WHAT IS ASKED — Extract exactly the run of lines starting at the line that holds "Write the TikZ code for this diagram." and ending at the line that holds "(t3) at (985,367)", both included.

* Begin *

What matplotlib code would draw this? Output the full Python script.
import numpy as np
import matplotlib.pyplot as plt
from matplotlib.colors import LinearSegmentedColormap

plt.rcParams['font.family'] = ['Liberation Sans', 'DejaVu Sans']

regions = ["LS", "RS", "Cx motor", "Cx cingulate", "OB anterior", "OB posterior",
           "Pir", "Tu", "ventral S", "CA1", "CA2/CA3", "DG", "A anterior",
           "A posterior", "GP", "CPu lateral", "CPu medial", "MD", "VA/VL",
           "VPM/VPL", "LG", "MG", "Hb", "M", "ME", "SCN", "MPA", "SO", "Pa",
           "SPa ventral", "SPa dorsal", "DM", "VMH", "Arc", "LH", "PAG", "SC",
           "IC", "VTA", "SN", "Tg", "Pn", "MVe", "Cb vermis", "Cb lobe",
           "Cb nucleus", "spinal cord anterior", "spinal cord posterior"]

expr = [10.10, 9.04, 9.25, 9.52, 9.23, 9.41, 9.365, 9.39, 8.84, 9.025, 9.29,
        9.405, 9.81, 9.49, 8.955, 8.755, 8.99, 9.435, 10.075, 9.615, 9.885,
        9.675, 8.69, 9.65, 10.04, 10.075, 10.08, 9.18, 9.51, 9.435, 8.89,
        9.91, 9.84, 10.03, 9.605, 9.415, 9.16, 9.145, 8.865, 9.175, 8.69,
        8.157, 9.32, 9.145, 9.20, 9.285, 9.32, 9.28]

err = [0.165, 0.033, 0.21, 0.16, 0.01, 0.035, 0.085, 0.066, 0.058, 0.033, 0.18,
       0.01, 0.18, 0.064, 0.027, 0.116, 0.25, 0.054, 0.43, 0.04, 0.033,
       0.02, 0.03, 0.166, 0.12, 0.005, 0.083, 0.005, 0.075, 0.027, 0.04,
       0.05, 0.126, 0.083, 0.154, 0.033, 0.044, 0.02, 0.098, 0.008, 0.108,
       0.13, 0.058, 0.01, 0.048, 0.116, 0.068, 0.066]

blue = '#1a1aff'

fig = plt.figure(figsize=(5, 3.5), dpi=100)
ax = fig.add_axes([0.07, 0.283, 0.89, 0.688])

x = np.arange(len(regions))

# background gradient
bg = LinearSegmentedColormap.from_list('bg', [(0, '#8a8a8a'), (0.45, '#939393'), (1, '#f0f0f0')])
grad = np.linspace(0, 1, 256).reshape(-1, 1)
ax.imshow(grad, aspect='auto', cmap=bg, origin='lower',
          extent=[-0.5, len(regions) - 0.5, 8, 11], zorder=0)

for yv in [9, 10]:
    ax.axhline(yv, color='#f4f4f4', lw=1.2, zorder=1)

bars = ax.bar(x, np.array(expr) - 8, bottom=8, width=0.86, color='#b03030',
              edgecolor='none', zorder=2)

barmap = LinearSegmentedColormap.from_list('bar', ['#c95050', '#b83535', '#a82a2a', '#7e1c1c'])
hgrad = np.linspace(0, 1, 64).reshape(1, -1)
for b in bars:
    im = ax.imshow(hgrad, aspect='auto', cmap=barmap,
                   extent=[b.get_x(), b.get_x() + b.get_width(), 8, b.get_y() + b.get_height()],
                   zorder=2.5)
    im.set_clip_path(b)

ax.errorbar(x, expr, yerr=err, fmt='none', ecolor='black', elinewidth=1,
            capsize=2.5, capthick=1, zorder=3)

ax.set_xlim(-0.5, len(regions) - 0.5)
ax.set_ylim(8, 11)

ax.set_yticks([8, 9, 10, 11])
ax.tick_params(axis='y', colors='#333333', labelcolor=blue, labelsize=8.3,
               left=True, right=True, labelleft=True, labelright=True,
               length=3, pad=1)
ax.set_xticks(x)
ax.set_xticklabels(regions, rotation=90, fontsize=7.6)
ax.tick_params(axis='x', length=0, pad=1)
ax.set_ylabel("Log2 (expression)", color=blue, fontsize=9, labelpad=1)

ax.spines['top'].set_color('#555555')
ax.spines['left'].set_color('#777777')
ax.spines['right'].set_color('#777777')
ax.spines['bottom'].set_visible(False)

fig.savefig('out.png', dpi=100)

* End *
* Begin *

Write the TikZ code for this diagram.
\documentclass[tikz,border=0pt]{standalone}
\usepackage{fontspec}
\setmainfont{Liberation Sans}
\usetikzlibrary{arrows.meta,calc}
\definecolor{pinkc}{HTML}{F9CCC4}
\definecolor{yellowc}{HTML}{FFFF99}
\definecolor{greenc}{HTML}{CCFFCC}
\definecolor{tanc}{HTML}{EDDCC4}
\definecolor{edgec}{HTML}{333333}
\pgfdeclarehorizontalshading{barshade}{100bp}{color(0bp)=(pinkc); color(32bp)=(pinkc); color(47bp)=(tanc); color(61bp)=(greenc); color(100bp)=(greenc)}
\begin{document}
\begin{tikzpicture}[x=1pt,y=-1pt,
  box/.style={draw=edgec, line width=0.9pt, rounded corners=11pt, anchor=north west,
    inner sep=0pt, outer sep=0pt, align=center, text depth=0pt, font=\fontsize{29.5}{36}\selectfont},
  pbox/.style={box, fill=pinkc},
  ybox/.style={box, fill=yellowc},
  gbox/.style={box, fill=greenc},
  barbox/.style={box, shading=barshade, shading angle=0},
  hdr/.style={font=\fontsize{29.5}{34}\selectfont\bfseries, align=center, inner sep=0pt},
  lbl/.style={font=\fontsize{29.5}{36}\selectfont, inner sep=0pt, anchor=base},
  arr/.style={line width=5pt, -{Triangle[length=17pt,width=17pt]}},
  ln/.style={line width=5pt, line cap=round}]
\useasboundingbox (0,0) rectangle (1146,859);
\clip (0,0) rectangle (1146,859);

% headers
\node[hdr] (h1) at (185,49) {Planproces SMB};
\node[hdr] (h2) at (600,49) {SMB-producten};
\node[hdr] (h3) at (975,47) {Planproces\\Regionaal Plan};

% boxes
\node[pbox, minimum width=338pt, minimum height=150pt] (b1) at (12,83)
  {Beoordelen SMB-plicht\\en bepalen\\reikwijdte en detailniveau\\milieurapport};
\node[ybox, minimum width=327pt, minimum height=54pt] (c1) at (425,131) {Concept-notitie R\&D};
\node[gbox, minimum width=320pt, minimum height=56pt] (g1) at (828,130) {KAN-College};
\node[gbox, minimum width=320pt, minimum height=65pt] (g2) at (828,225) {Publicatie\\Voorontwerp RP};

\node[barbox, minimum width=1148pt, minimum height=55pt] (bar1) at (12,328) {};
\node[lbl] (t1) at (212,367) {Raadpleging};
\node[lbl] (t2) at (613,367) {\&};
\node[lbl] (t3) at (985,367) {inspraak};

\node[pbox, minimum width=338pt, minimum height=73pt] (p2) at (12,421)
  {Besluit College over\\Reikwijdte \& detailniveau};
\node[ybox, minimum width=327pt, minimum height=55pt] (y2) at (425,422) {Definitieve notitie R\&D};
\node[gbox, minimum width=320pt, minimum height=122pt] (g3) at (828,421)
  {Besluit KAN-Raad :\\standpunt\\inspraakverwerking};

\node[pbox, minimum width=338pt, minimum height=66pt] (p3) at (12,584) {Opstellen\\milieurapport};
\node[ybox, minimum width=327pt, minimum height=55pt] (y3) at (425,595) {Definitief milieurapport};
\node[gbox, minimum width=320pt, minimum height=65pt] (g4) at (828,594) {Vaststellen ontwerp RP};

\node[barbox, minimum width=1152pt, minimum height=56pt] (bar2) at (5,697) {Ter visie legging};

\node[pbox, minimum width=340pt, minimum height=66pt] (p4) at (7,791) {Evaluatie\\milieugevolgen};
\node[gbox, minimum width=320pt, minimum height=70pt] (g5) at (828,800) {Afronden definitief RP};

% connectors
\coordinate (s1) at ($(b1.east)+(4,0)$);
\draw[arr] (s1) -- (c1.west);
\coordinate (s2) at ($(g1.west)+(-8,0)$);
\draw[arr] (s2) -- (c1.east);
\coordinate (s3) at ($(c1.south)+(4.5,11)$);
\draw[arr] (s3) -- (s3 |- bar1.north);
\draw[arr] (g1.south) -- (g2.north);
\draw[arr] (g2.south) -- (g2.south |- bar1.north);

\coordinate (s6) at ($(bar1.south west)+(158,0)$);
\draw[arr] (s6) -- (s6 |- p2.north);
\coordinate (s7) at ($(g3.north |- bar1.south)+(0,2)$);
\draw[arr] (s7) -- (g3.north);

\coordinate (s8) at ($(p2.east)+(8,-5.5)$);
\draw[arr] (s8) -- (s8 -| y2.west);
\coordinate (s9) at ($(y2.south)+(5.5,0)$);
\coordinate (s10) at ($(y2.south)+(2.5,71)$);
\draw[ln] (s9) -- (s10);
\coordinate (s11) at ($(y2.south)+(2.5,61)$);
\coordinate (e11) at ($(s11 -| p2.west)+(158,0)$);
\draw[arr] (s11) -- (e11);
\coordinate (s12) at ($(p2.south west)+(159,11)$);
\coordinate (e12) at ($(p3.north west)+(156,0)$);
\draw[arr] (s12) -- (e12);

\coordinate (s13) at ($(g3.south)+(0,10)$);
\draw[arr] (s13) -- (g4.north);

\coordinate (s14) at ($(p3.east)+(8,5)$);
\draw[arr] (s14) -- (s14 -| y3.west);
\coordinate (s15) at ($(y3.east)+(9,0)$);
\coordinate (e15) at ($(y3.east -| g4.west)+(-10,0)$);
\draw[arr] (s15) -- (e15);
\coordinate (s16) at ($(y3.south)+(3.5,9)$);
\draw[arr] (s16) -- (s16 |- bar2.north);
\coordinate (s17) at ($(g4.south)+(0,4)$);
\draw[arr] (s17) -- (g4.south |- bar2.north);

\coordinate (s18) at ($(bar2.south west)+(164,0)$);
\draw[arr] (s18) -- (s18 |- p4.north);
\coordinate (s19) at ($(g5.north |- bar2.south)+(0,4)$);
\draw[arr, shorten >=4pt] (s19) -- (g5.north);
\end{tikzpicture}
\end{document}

* End *

WORKED SOLUTION —
Write the TikZ code for this diagram.
\documentclass[tikz,border=0pt]{standalone}
\usepackage{fontspec}
\setmainfont{Liberation Sans}
\usetikzlibrary{arrows.meta,calc}
\definecolor{pinkc}{HTML}{F9CCC4}
\definecolor{yellowc}{HTML}{FFFF99}
\definecolor{greenc}{HTML}{CCFFCC}
\definecolor{tanc}{HTML}{EDDCC4}
\definecolor{edgec}{HTML}{333333}
\pgfdeclarehorizontalshading{barshade}{100bp}{color(0bp)=(pinkc); color(32bp)=(pinkc); color(47bp)=(tanc); color(61bp)=(greenc); color(100bp)=(greenc)}
\begin{document}
\begin{tikzpicture}[x=1pt,y=-1pt,
  box/.style={draw=edgec, line width=0.9pt, rounded corners=11pt, anchor=north west,
    inner sep=0pt, outer sep=0pt, align=center, text depth=0pt, font=\fontsize{29.5}{36}\selectfont},
  pbox/.style={box, fill=pinkc},
  ybox/.style={box, fill=yellowc},
  gbox/.style={box, fill=greenc},
  barbox/.style={box, shading=barshade, shading angle=0},
  hdr/.style={font=\fontsize{29.5}{34}\selectfont\bfseries, align=center, inner sep=0pt},
  lbl/.style={font=\fontsize{29.5}{36}\selectfont, inner sep=0pt, anchor=base},
  arr/.style={line width=5pt, -{Triangle[length=17pt,width=17pt]}},
  ln/.style={line width=5pt, line cap=round}]
\useasboundingbox (0,0) rectangle (1146,859);
\clip (0,0) rectangle (1146,859);

% headers
\node[hdr] (h1) at (185,49) {Planproces SMB};
\node[hdr] (h2) at (600,49) {SMB-producten};
\node[hdr] (h3) at (975,47) {Planproces\\Regionaal Plan};

% boxes
\node[pbox, minimum width=338pt, minimum height=150pt] (b1) at (12,83)
  {Beoordelen SMB-plicht\\en bepalen\\reikwijdte en detailniveau\\milieurapport};
\node[ybox, minimum width=327pt, minimum height=54pt] (c1) at (425,131) {Concept-notitie R\&D};
\node[gbox, minimum width=320pt, minimum height=56pt] (g1) at (828,130) {KAN-College};
\node[gbox, minimum width=320pt, minimum height=65pt] (g2) at (828,225) {Publicatie\\Voorontwerp RP};

\node[barbox, minimum width=1148pt, minimum height=55pt] (bar1) at (12,328) {};
\node[lbl] (t1) at (212,367) {Raadpleging};
\node[lbl] (t2) at (613,367) {\&};
\node[lbl] (t3) at (985,367) {inspraak};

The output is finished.